At the end of September, the Covid Universal Credit boost of £20 a week will be removed. Confirmed by work and pensions secretary Thérèse Coffey, the Tories have been undeterred by pervasive public and cross-party opposition to the move.
Before the planned withdrawal, Coffey expressed to a committee of MPs that she would be penning a letter to all 6 million Universal Credit claimants, informing them that they would see an “adjustment in their payments”.
As households endure increasing inflation and the prospect of higher unemployment this autumn, the government, which asserts the uplift will no longer be needed as the economy opens up, is endangering working class families’ living standards.
Boris Johnson subsequently confirmed the move, notifying MPs that as restrictions from Covid eased, his intent was to concentrate on pushing people into higher-income jobs. “As we move beyond that, we have to have a different emphasis, and the emphasis has to be on getting people into work and getting people into jobs. That’s what we’re doing,” he told the Commons Liaison Committee, which gathers chairs from assorted subject-specific committees.

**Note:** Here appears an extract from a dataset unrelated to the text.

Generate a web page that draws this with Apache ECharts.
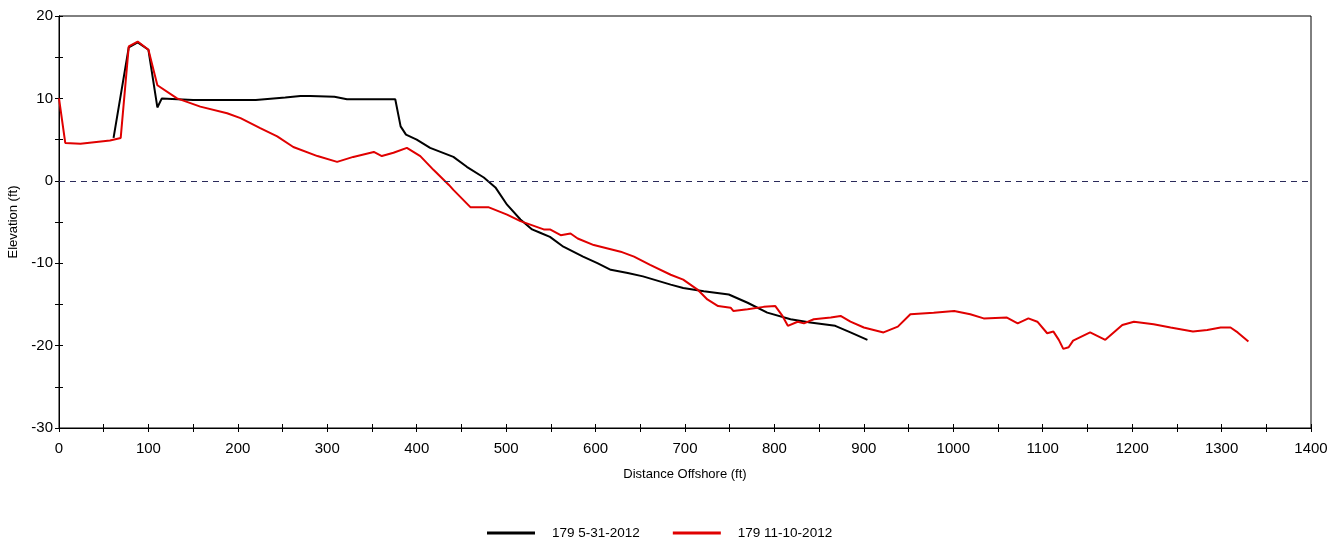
<!DOCTYPE html>
<html>
<head>
<meta charset="utf-8">
<script src="https://cdn.jsdelivr.net/npm/echarts@6/dist/echarts.min.js"></script>
<style>html,body{margin:0;padding:0;background:#fff}#c{width:1343px;height:544px}</style>
</head>
<body>
<div id="c"></div>
<script>
const seriesNames = ['179 5-31-2012', '179 11-10-2012'];

const mayX = [61, 78, 88, 100, 110, 115, 150, 220, 253, 270, 281, 308, 322, 376, 382, 388, 400, 415, 441, 456, 475, 488, 501, 516, 529, 538, 549, 564, 586, 602, 617, 636, 653, 684, 698, 721, 749, 770, 792, 818, 840, 868, 885, 904];
const mayY = [5.2, 16.2, 16.8, 15.9, 8.9, 10.0, 9.8, 9.8, 10.1, 10.3, 10.3, 10.2, 9.9, 9.9, 6.6, 5.6, 5.0, 4.0, 2.9, 1.7, 0.4, -0.8, -2.9, -4.7, -5.9, -6.3, -6.8, -8.0, -9.2, -10.0, -10.8, -11.2, -11.6, -12.6, -13.0, -13.4, -13.8, -14.8, -16.0, -16.8, -17.2, -17.6, -18.4, -19.3];

const novX = [0, 7, 24, 57, 69, 78, 88, 100, 110, 132, 158, 188, 203, 225, 244, 262, 289, 311, 329, 352, 361, 374, 389, 404, 419, 436, 441, 460, 480, 501, 516, 542, 549, 561, 572, 580, 598, 628, 643, 661, 684, 698, 714, 725, 737, 751, 754, 770, 788, 801, 809, 815, 826, 833, 844, 863, 874, 885, 900, 922, 938, 952, 978, 1001, 1019, 1034, 1060, 1072, 1084, 1094, 1105, 1112, 1118, 1123, 1129, 1134, 1153, 1170, 1189, 1202, 1224, 1243, 1268, 1284, 1299, 1310, 1318, 1330];
const novY = [10.0, 4.6, 4.5, 4.9, 5.2, 16.3, 16.9, 15.9, 11.6, 10.0, 9.0, 8.2, 7.6, 6.4, 5.4, 4.1, 3.0, 2.3, 2.9, 3.5, 3.0, 3.4, 4.0, 3.0, 1.3, -0.5, -1.1, -3.2, -3.2, -4.1, -4.9, -5.9, -5.9, -6.6, -6.4, -7.0, -7.8, -8.6, -9.2, -10.2, -11.4, -12.0, -13.2, -14.4, -15.2, -15.4, -15.8, -15.6, -15.3, -15.2, -16.4, -17.6, -17.1, -17.3, -16.8, -16.6, -16.4, -17.1, -17.8, -18.4, -17.7, -16.2, -16.0, -15.8, -16.2, -16.7, -16.6, -17.3, -16.7, -17.1, -18.5, -18.3, -19.3, -20.4, -20.2, -19.4, -18.4, -19.3, -17.5, -17.1, -17.4, -17.8, -18.3, -18.1, -17.8, -17.8, -18.4, -19.5];

const xTickLabels = [0, 100, 200, 300, 400, 500, 600, 700, 800, 900, 1000, 1100, 1200, 1300, 1400];
const yTickLabels = [-30, -20, -10, 0, 10, 20];

const zip = (xs, ys) => xs.map((x, i) => [x, ys[i]]);
const FONT = "'Liberation Sans', Arial, sans-serif";

const baseX = {
  type: 'value', min: 0, max: 1400, interval: 50,
  axisLine: { show: true, onZero: false, lineStyle: { color: '#000', width: 1 } },
  splitLine: { show: false }
};
const baseY = {
  type: 'value', min: -30, max: 20, interval: 5,
  axisLine: { show: true, onZero: false, lineStyle: { color: '#000', width: 1 } },
  splitLine: { show: false }
};

const chart = echarts.init(document.getElementById('c'), null, { renderer: 'canvas' });
chart.setOption({
  animation: false,
  backgroundColor: '#fff',
  grid: { left: 59, right: 32, top: 16, bottom: 116, outerBoundsMode: 'none', containLabel: false,
    show: true, borderColor: '#000', borderWidth: 1, backgroundColor: 'transparent' },
  xAxis: [
    Object.assign({}, baseX, {
      name: 'Distance Offshore (ft)', nameLocation: 'middle', nameGap: 40,
      nameTextStyle: { fontFamily: FONT, fontSize: 13, color: '#000' },
      axisTick: { show: true, inside: false, length: 4, lineStyle: { color: '#000' } },
      axisLabel: { fontFamily: FONT, fontSize: 15, color: '#000', margin: 13,
        formatter: v => xTickLabels.includes(v) ? String(v) : '' }
    }),
    Object.assign({}, baseX, {
      position: 'bottom',
      axisTick: { show: true, inside: true, length: 4, lineStyle: { color: '#000' } },
      axisLabel: { show: false }
    })
  ],
  yAxis: [
    Object.assign({}, baseY, {
      name: 'Elevation (ft)', nameLocation: 'middle', nameGap: 38, nameRotate: 90,
      nameTextStyle: { fontFamily: FONT, fontSize: 13, color: '#000' },
      axisTick: { show: true, inside: false, length: 4, lineStyle: { color: '#000' } },
      axisLabel: { fontFamily: FONT, fontSize: 15, color: '#000', margin: 6,
        formatter: v => yTickLabels.includes(v) ? String(v) : '' }
    }),
    Object.assign({}, baseY, {
      position: 'left',
      axisTick: { show: true, inside: true, length: 4, lineStyle: { color: '#000' } },
      axisLabel: { show: false }
    })
  ],
  legend: {
    top: 521, left: 482,
    itemWidth: 48, itemHeight: 3, itemGap: 33,
    icon: 'rect',
    textStyle: { fontFamily: FONT, fontSize: 13.5, color: '#000', padding: [0, 0, 0, 12] },
    data: seriesNames
  },
  series: [
    {
      name: seriesNames[0], type: 'line', xAxisIndex: 0, yAxisIndex: 0,
      data: zip(mayX, mayY), showSymbol: false, symbol: 'none',
      lineStyle: { color: '#000', width: 2 }, itemStyle: { color: '#000' },
      markLine: {
        silent: true, symbol: 'none', label: { show: false },
        lineStyle: { color: '#2a2a5a', type: [6, 5], width: 1 },
        data: [{ yAxis: 0 }]
      }
    },
    {
      name: seriesNames[1], type: 'line', xAxisIndex: 0, yAxisIndex: 0,
      data: zip(novX, novY), showSymbol: false, symbol: 'none',
      lineStyle: { color: '#e00000', width: 2 }, itemStyle: { color: '#e00000' }
    }
  ]
});
</script>
</body>
</html>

Ending the boost would leave unemployed benefits at the lowest level in real terms for three decades, and drive 500,000 people below the poverty line.

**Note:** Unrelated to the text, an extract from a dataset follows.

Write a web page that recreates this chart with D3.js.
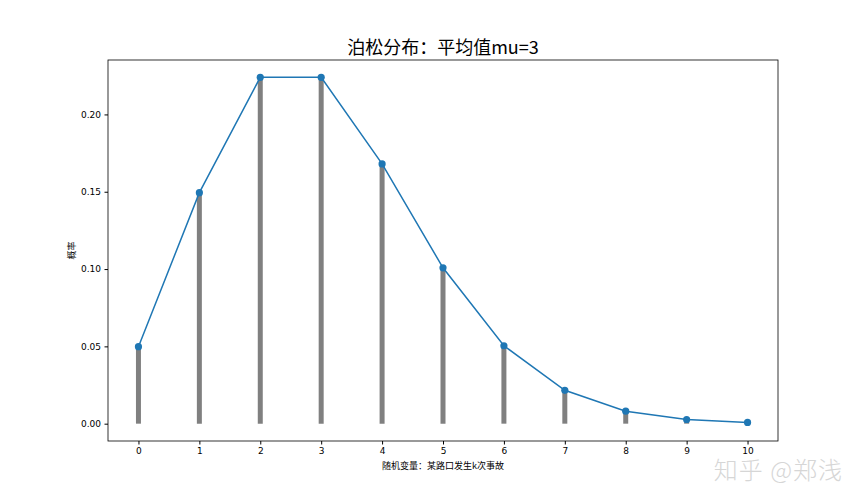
<!DOCTYPE html>
<html>
<head>
<meta charset="utf-8">
<script src="https://cdn.jsdelivr.net/npm/d3@7"></script>
<style>
  body { margin: 0; background: #fff; }
  svg { display: block; }
  .tick text { font-family: "DejaVu Sans", sans-serif; font-size: 9px; fill: #000; }
</style>
</head>
<body>
<svg id="chart" width="864" height="504"></svg>
<script>
// poisson probabilities, mu = 3
const ks = [0, 1, 2, 3, 4, 5, 6, 7, 8, 9, 10];
const probs = [0.0498, 0.1494, 0.2240, 0.2240, 0.1680, 0.1008, 0.0504, 0.0216, 0.0081, 0.0027, 0.0008];
const yTicks = [0.00, 0.05, 0.10, 0.15, 0.20];

const titleText = "泊松分布：平均值mu=3";
const xLabel = "随机变量：某路口发生k次事故";
const yLabel = "概率";

const svg = d3.select("#chart");
const margin = {top: 60, right: 86, bottom: 63, left: 108};
const width = 864 - margin.left - margin.right;
const height = 504 - margin.top - margin.bottom;
const g = svg.append("g").attr("transform", "translate(" + margin.left + "," + margin.top + ")");

const x = d3.scaleLinear().domain([-0.5, 10.5]).range([0, width]);
const y = d3.scaleLinear().domain([-0.0112, 0.2352]).range([height, 0]);

const data = ks.map(function(k, i) { return {k: k, p: probs[i]}; });

// grey stems
g.append("g")
    .selectAll("line")
    .data(data)
    .enter().append("line")
    .attr("x1", function(d) { return x(d.k); })
    .attr("x2", function(d) { return x(d.k); })
    .attr("y1", y(0))
    .attr("y2", function(d) { return y(d.p); })
    .attr("stroke", "#808080")
    .attr("stroke-width", 5);

// line + markers
const line = d3.line()
    .x(function(d) { return x(d.k); })
    .y(function(d) { return y(d.p); });

g.append("path")
    .datum(data)
    .attr("d", line)
    .attr("fill", "none")
    .attr("stroke", "#1f77b4")
    .attr("stroke-width", 1.5);

g.append("g")
    .selectAll("circle")
    .data(data)
    .enter().append("circle")
    .attr("cx", function(d) { return x(d.k); })
    .attr("cy", function(d) { return y(d.p); })
    .attr("r", 3.6)
    .attr("fill", "#1f77b4");

// axes
const xAxis = g.append("g")
    .attr("transform", "translate(0," + height + ")")
    .call(d3.axisBottom(x).tickValues(ks).tickSize(3.5).tickPadding(3.5).tickFormat(d3.format("d")));
xAxis.select(".domain").remove();

const yAxis = g.append("g")
    .call(d3.axisLeft(y).tickValues(yTicks).tickSize(3.5).tickPadding(3.5).tickFormat(d3.format(".2f")));
yAxis.select(".domain").remove();

// frame
g.append("rect")
    .attr("width", width)
    .attr("height", height)
    .attr("fill", "none")
    .attr("stroke", "#000")
    .attr("stroke-width", 0.8);

// labels
svg.append("text")
    .attr("x", margin.left + width / 2)
    .attr("y", 54)
    .attr("text-anchor", "middle")
    .attr("font-family", "'Noto Sans CJK SC', sans-serif")
    .attr("font-size", 18)
    .text(titleText);

svg.append("text")
    .attr("x", margin.left + width / 2)
    .attr("y", 469)
    .attr("text-anchor", "middle")
    .attr("font-family", "'Noto Sans CJK SC', sans-serif")
    .attr("font-size", 9)
    .text(xLabel);

svg.append("text")
    .attr("transform", "translate(75," + (margin.top + height / 2) + ") rotate(-90)")
    .attr("text-anchor", "middle")
    .attr("font-family", "'Noto Sans CJK SC', sans-serif")
    .attr("font-size", 9)
    .text(yLabel);

// watermark
svg.append("text")
    .attr("x", 843)
    .attr("y", 479)
    .attr("text-anchor", "end")
    .attr("font-family", "'Noto Sans CJK SC', sans-serif")
    .attr("font-weight", 300)
    .attr("font-size", 24)
    .attr("letter-spacing", 1)
    .attr("fill", "#d6d6d6")
    .text("知乎 @郑浅");
</script>
</body>
</html>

Coffey’s remarks are the first time the government has categorically confirmed its aim, planned in the budget in March, to shave off basic Universal Credits to pre-Covid levels in the autumn, indicating the Treasury has won the battle against continuing the uplift.
On Wednesday (7 July), Coffey told MPs the government had honoured its pledge to prolong the uplift for six months. She said that the target of DWP assistance “should be strongly on getting people into work and jobs” now that the economy was opening up.
The notion that families should avoid poverty by getting better-paid jobs illuminates the government’s policy of limiting trade-unionist thought in working class families and sowing the idea that certain work isn’t deserving of a living wage. This cloaks the ongoing exploitation of the working class for the benefit of the ruling classes, revealing why the majority of supermarket workers, who are clearly vital to the functioning of society, do not earn a living wage, to name just one example. In addition to this, supermarket workers have to claim benefits worth billions of pounds every year to survive and eight in 10 supermarkets still pay women less than men. Evidently, the system is not concerned with human need but rather how much profit it can make.
At the first sign of coronavirus-related economic trouble, the Tory government mobilised billions of pounds to support their friends in useless contracts but have done the bare minimum to help impoverished communities, in fact using every opportunity to repress the working class further.
With the cost of living increasing, unemployment rising and benefits reducing, the workforce is being forced to accept wages below the cost of living to drive up the relative surplus value of commodities. Capitalists have always and will always turn to increasing exploitation to avoid diminishing profits. It’s time the working class fights back.